My friend and I, close as we are, both regard the other as an ideologue – and we are probably both right. That said, being perceived as an ideologue who dismisses the commercial engine sits uncomfortably with me. Self-serving talk is cheap, and I am, in fact, convinced that the profit motive is, overall, a powerful force for good. Perhaps all we differ on is the scope of the force.
Turning back to for-profit education, there is at least some empirical data. While I have not seen recent international-school evidence, and the US data is now more than a decade old, I have come across some striking findings relating to for-profit and not-for-profit universities in the United States. The Economist’s report on a US Senate investigation found that in the 2009–10 academic year, for-profit colleges:
- Received $32bn from the US government in student aid
- Charged far higher tuition fees than comparable state universities
- Spent much less per student on instruction
- Typically spent far more on marketing than on teaching
- Had very high dropout rates (in 2008–09, the median length of study was just four months)
The Economist inferred that for-profit universities recruited anyone eligible for federal funding but showed little concern for what happened to them afterwards.
US higher education is not a perfect proxy for international K–12 schooling — particularly in places like Singapore, where families operate in a highly competitive, high-fee, globally mobile market — but the underlying pattern is nonetheless instructive. Do these findings suggest that the profit motive can, in some contexts, be an ineffective mechanism for allocating resources towards educational excellence, prioritising marketing spend over the substance of instruction?
As I write this, I realise that much of the tension lies in the final phrase of that question. ‘Educational excellence’ to a prospective family may be something quite different from ‘educational value’ to a prospective institutional investor. However, the broader idea – that profit-first pressures can corrode educational purpose through systematic misallocation of resources away from teaching – gives serious pause for thought.
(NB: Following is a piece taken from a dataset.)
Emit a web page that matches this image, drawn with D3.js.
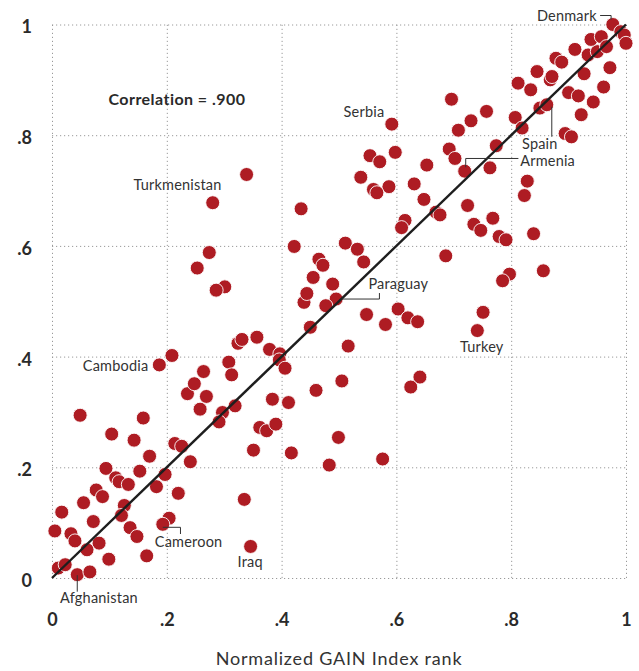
<!DOCTYPE html>
<html>
<head>
<meta charset="utf-8">
<script src="https://cdn.jsdelivr.net/npm/d3@7"></script>
<style>
  html, body { margin: 0; padding: 0; background: #fff; }
  svg { display: block; }
</style>
</head>
<body>
<svg id="chart" width="639" height="671"></svg>
<script>
// ---- Data ----
const gainRank = [
  0.049,0.159,0.104,0.143,0.214,0.226,0.170,0.241,0.094,0.153,
  0.111,0.117,0.133,0.197,0.182,0.220,0.077,0.088,0.055,0.126,
  0.017,0.121,0.072,0.204,0.193,0.136,0.148,0.005,0.033,0.040,
  0.082,0.061,0.165,0.099,0.011,0.023,0.044,0.066,0.335,0.346,
  0.236,0.269,0.258,0.297,0.319,0.291,0.248,0.264,0.187,0.209,
  0.308,0.313,0.324,0.331,0.357,0.379,0.397,0.396,0.406,0.351,
  0.362,0.374,0.390,0.384,0.412,0.417,0.460,0.505,0.499,0.483,
  0.576,0.516,0.450,0.439,0.444,0.455,0.489,0.465,0.472,0.422,
  0.434,0.511,0.532,0.543,0.495,0.477,0.548,0.581,0.603,0.620,
  0.637,0.641,0.625,0.741,0.751,0.797,0.785,0.856,0.686,0.779,
  0.791,0.839,0.735,0.747,0.768,0.724,0.669,0.676,0.615,0.609,
  0.648,0.631,0.587,0.560,0.566,0.538,0.554,0.571,0.598,0.592,
  0.653,0.692,0.702,0.719,0.763,0.774,0.708,0.730,0.757,0.696,
  0.807,0.819,0.828,0.823,0.812,0.834,0.845,0.850,0.862,0.868,
  0.871,0.878,0.888,0.894,0.905,0.900,0.917,0.922,0.943,0.927,
  0.911,0.934,0.950,0.939,0.957,0.966,0.961,0.972,0.977,0.991,
  0.997,1.000,0.274,0.253,0.301,0.286,0.280,0.339
];
const otherRank = [
  0.294,0.289,0.260,0.249,0.243,0.238,0.220,0.210,0.198,0.193,
  0.181,0.174,0.169,0.187,0.165,0.153,0.159,0.147,0.136,0.131,
  0.119,0.113,0.102,0.108,0.097,0.091,0.075,0.085,0.080,0.067,
  0.063,0.051,0.040,0.034,0.018,0.024,0.006,0.011,0.142,0.057,
  0.333,0.328,0.305,0.299,0.311,0.282,0.351,0.373,0.385,0.402,
  0.390,0.367,0.424,0.431,0.435,0.413,0.405,0.394,0.379,0.231,
  0.272,0.266,0.278,0.323,0.317,0.226,0.339,0.356,0.254,0.204,
  0.215,0.419,0.453,0.498,0.514,0.543,0.531,0.576,0.565,0.599,
  0.667,0.605,0.594,0.571,0.504,0.492,0.476,0.458,0.486,0.470,
  0.463,0.363,0.345,0.447,0.480,0.549,0.537,0.555,0.582,0.617,
  0.611,0.622,0.639,0.628,0.650,0.673,0.661,0.656,0.646,0.633,
  0.684,0.712,0.707,0.702,0.696,0.724,0.763,0.752,0.769,0.820,
  0.746,0.775,0.758,0.735,0.741,0.781,0.809,0.826,0.843,0.865,
  0.832,0.813,0.717,0.691,0.894,0.882,0.915,0.849,0.855,0.900,
  0.906,0.939,0.932,0.803,0.797,0.877,0.871,0.837,0.860,0.911,
  0.955,0.945,0.951,0.973,0.978,0.960,0.887,0.922,1.000,0.987,
  0.981,0.966,0.588,0.560,0.526,0.520,0.678,0.729
];
const labelNames = ["Denmark","Serbia","Turkmenistan","Spain","Armenia","Paraguay","Turkey","Cambodia","Cameroon","Iraq","Afghanistan"];
const labelGain  = [0.977,0.592,0.339,0.862,0.719,0.495,0.741,0.187,0.193,0.346,0.044];
const labelOther = [1.000,0.820,0.729,0.855,0.735,0.504,0.447,0.385,0.097,0.057,0.006];
const tickValues = [0, 0.2, 0.4, 0.6, 0.8, 1];
const tickLabels = ["0", ".2", ".4", ".6", ".8", "1"];
const correlationText = "Correlation = .900";
const fitLine = [[0, 0], [1, 1]];
const xTitle = "Normalized GAIN Index rank";

// ---- Layout ----
const svg = d3.select("#chart");
const x = d3.scaleLinear().domain([0, 1]).range([52, 626]);
const y = d3.scaleLinear().domain([0, 1]).range([578, 24.5]);
const font = "Lato, 'Open Sans', sans-serif";
const ink = "#2a2a2a";

// Grid + tick labels via axes
const gx = svg.append("g").attr("transform", `translate(0,${y(0)})`)
  .call(d3.axisBottom(x).tickValues(tickValues)
    .tickFormat((d, i) => tickLabels[i])
    .tickSize(-(y(0) - y(1))).tickPadding(35));
const gy = svg.append("g").attr("transform", `translate(${x(0)},0)`)
  .call(d3.axisLeft(y).tickValues(tickValues)
    .tickFormat((d, i) => tickLabels[i])
    .tickSize(-(x(1) - x(0))).tickPadding(20));
[gx, gy].forEach(g => {
  g.select(".domain").remove();
  g.selectAll(".tick line").attr("stroke", "#9a9a9a").attr("stroke-width", 1)
    .attr("stroke-dasharray", "1.2,2.8");
  g.selectAll(".tick text").attr("fill", ink).attr("font-family", font)
    .attr("font-size", 18).attr("font-weight", 700);
});
gy.selectAll(".tick text").attr("dy", "0.47em");

// Points
svg.append("g").selectAll("circle")
  .data(gainRank.map((g, i) => [g, otherRank[i]]))
  .join("circle")
  .attr("cx", d => x(d[0]))
  .attr("cy", d => y(d[1]))
  .attr("r", 7)
  .attr("fill", "#ae1c23")
  .attr("stroke", "#fff")
  .attr("stroke-width", 0.9);

// Fit line
svg.append("path")
  .attr("d", d3.line().x(d => x(d[0])).y(d => y(d[1]))(fitLine))
  .attr("stroke", "#1e1e1e").attr("stroke-width", 2.4).attr("fill", "none");

// Annotations: layout offsets (pixels) relative to each labelled point
const annoLayout = {
  "Denmark":      {dx: -16,  dy: -4,   anchor: "end",   path: [[-12.7,-9],[-1.7,-9],[-1.7,-5]]},
  "Serbia":       {dx: -7.5, dy: -7,   anchor: "end"},
  "Turkmenistan": {dx: -25,  dy: 15.5, anchor: "end"},
  "Spain":        {dx: -7,   dy: 44,   anchor: "middle", path: [[5,2],[5,32]]},
  "Armenia":      {dx: 55.5, dy: -5,   anchor: "start", path: [[1,-4],[1,-12.7],[53.7,-12.7]]},
  "Paraguay":     {dx: 32.3, dy: -10,  anchor: "start", path: [[5.7,0],[43.3,0],[43.3,-6]]},
  "Turkey":       {dx: -17.3,dy: 21.6, anchor: "start"},
  "Cambodia":     {dx: -11,  dy: 6,    anchor: "end"},
  "Cameroon":     {dx: -8,   dy: 23,   anchor: "start", path: [[0,3],[17.7,3],[17.7,9.7]]},
  "Iraq":         {dx: -13,  dy: 20.6, anchor: "start"},
  "Afghanistan":  {dx: -17.3,dy: 28.7, anchor: "start", path: [[0,0.5],[0,17]]}
};
const anno = svg.append("g");
labelNames.forEach((name, i) => {
  const px = x(labelGain[i]), py = y(labelOther[i]);
  const L = annoLayout[name];
  if (L.path) {
    anno.append("path")
      .attr("d", d3.line()(L.path.map(p => [px + p[0], py + p[1]])))
      .attr("stroke", "#333").attr("stroke-width", 1).attr("fill", "none");
  }
  anno.append("text")
    .attr("x", px + L.dx).attr("y", py + L.dy)
    .attr("text-anchor", L.anchor)
    .attr("font-family", font).attr("font-size", 14.5)
    .attr("letter-spacing", 0.2)
    .attr("fill", "#333").text(name);
});

// Correlation note
svg.append("text").attr("x", 108.5).attr("y", 105)
  .attr("font-family", font).attr("font-size", 16).attr("font-weight", 700)
  .attr("letter-spacing", 0.45)
  .attr("fill", ink).text(correlationText);

// Axis title
svg.append("text").attr("x", (x(0) + x(1)) / 2).attr("y", 665)
  .attr("text-anchor", "middle")
  .attr("font-family", font).attr("font-size", 18)
  .attr("letter-spacing", 0.8)
  .attr("fill", "#333").text(xTitle);
</script>
</body>
</html>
It raises uncomfortable questions and appears to align with the intuition that there may be something about education that is compromised when it is exposed not merely to market discipline (which all schools face), but to the specific demands of profit extraction.
I would like to think that a not-for-profit structure functions as a form of long-term quality assurance, ensuring that all revenue is reinvested in the student experience rather than diverted away from education through dividend payments. Perhaps this, rather than short-term financial return, is the most meaningful return on investment for parents’ tuition dollars.
References
- Senate Committee Report 2012: For Profit Higher Education: The Failure to Safeguard the Federal Investment and Ensure Student Success
- The Economist Explains, 2013: Why do Americans mistrust for-profit universities?